Political unrest in the Middle East and Japan’s natural and nuclear disasters have raised questions about how exchange traded funds (ETFs) operated through these crises.

The complex drama in Van Eck’s Market Vectors Egypt Index ETF (NYSEArca: EGPT) while Egypt’s stock market was closed for seven weeks provided a solid test.

The fund continued trading while Egypt’s market was shuttered and the portfolio managers used so-called fair-value pricing to determine net asset value (NAV).

The NAV for the Egypt ETF “changed throughout the long period of market shutdown, indicating that fair value pricing likely was being used — though ascertaining ‘proper’ prices for some Egyptian stocks that hadn’t traded in weeks couldn’t have been easy,” writes Morningstar’s Gregg Wolper in a Fund Spy column this week.

Edward Lopez, Van Eck’s marketing director, confirmed the company determined fair value for the portfolio while Egypt’s market was closed. ETFs disclose estimates of their NAV every 15 seconds during the trading day.

During an interview this week on the sidelines of IMN’s 2nd Annual World Series of ETFs & Indexing conference in Boston, Lopez explained Van Eck can look at factors such as the movement of the Egyptian pound, other markets and correlations as well as news and material events. Also, some of Market Vectors Egypt Index ETF’s holdings are listed in London and Canada.

Egypt closed its stock market in late January with the last trading taking place on Thursday, Jan. 27. The Egyptian market is typically closed on Friday and Saturday, but is open on Sundays.

Over the weekend, authorities said the market would not open Sunday, Jan. 30, amid protests calling for the ouster of Hosni Mubarak, Egypt’s president.

However, Van Eck had accepted investor cash on Friday, Jan. 28, and was unable to put that money to work.

On Monday, Jan. 31, Van Eck announced the Egypt ETF was halting the creation of new shares, although it would honor redemptions. Shares of the ETF continued to trade on the secondary market while Egypt’s stock market remained closed.

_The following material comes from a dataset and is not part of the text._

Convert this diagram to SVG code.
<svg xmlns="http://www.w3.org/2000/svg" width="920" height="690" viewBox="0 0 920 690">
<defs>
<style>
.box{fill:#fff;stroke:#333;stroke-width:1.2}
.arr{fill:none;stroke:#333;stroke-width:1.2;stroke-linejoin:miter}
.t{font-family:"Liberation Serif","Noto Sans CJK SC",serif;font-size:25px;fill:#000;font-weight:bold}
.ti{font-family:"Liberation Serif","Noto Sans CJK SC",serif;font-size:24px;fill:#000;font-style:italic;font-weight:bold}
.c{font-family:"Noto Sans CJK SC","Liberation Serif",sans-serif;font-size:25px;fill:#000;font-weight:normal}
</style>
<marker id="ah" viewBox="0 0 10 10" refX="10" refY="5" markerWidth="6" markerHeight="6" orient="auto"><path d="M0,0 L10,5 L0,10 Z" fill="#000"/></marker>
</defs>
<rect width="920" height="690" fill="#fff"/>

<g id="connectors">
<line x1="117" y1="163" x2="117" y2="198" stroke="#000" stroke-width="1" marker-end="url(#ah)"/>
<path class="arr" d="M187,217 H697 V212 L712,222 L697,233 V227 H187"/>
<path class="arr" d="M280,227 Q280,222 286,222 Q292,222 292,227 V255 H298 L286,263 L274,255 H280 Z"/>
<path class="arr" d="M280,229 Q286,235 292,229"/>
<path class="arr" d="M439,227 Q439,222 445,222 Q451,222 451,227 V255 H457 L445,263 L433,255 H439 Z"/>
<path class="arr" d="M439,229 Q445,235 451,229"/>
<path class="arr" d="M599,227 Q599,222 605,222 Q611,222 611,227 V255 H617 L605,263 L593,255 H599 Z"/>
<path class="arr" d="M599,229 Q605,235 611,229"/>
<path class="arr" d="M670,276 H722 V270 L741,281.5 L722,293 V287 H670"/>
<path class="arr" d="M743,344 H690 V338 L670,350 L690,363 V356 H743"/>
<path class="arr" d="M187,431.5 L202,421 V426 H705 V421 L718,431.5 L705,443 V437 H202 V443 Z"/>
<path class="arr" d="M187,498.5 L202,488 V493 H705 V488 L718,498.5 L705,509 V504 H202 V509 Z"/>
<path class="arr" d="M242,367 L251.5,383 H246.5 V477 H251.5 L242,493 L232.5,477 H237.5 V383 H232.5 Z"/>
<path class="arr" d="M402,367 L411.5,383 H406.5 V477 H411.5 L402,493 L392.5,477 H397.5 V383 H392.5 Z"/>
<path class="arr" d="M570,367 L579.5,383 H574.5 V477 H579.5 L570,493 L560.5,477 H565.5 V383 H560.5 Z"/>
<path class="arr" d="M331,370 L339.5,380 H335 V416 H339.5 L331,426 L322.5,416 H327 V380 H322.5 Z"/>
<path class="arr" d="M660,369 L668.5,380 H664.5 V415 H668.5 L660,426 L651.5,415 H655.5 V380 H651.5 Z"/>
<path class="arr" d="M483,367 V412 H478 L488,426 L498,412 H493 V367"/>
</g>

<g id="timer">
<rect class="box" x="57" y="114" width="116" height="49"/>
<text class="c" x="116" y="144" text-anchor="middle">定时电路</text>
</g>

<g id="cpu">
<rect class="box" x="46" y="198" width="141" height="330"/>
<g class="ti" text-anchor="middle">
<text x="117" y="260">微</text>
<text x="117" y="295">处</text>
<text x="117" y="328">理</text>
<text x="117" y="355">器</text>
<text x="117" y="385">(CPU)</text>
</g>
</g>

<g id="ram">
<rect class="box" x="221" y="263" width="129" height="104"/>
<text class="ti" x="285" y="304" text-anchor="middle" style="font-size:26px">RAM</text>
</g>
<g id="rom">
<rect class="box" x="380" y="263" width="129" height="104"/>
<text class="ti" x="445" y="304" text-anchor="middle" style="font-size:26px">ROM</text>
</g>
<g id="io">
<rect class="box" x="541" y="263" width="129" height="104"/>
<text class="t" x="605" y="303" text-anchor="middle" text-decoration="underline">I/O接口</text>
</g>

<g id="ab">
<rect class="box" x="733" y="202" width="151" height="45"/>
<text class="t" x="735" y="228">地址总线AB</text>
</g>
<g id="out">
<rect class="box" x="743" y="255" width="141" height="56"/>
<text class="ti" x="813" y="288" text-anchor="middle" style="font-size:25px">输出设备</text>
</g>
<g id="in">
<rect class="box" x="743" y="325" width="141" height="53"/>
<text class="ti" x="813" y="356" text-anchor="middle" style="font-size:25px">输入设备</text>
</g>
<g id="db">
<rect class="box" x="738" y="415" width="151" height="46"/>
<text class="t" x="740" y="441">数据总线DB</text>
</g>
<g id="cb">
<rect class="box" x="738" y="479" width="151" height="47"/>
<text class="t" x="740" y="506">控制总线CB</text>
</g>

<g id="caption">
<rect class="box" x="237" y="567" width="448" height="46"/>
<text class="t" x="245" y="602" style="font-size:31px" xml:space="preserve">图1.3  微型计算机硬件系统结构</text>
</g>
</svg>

However, the temporary suspension of share creation resulted in the ETF trading similar to a closed-end fund. A premium of over 10% to NAV developed and at times reached the 20% range. [Egypt ETF Trades At Premium Over NAV.]

The premium to NAV reflected buyer demand for the ETF but also added an extra risk for traders not normally associated with ETFs.

Market Vectors Egypt Index ETF resumed creations last week as Egypt’s market finally reopened, despite a quick plunge that triggered exchange circuit breakers. [Egyptian Market Opens: What About The ETF?]

The premium to NAV was reduced as “the arbitrage mechanism kicked in,” Van Eck’s Lopez said as the reopening of the Egyptian stock market allowed ETF market makers to arbitrage away price discrepancies.

Still, the premium was 2.8% as of March 29, according to Van Eck’s website.

The ETF’s cash position is below 1% with Egypt’s market back open and Van Eck able to deploy the roughly 40% cash stake that had built up while the market was closed.

Assets in the Egypt ETF have risen to $57 million while trading volume has exceeded 1 million shares on three occasions so far in 2011. Before the crisis hit, the ETF rarely traded more than 100,000 shares.

Lopez at Van Eck said the ETF did what it was supposed to do while acting as a “price-discovery mechanism for Egypt” while the underlying market was closed.

“A crisis creates both opportunities and risks,” he said.

Market Vectors Egypt Index ETF was down 19.3% year to date as of Tuesday’s close, according to Morningstar.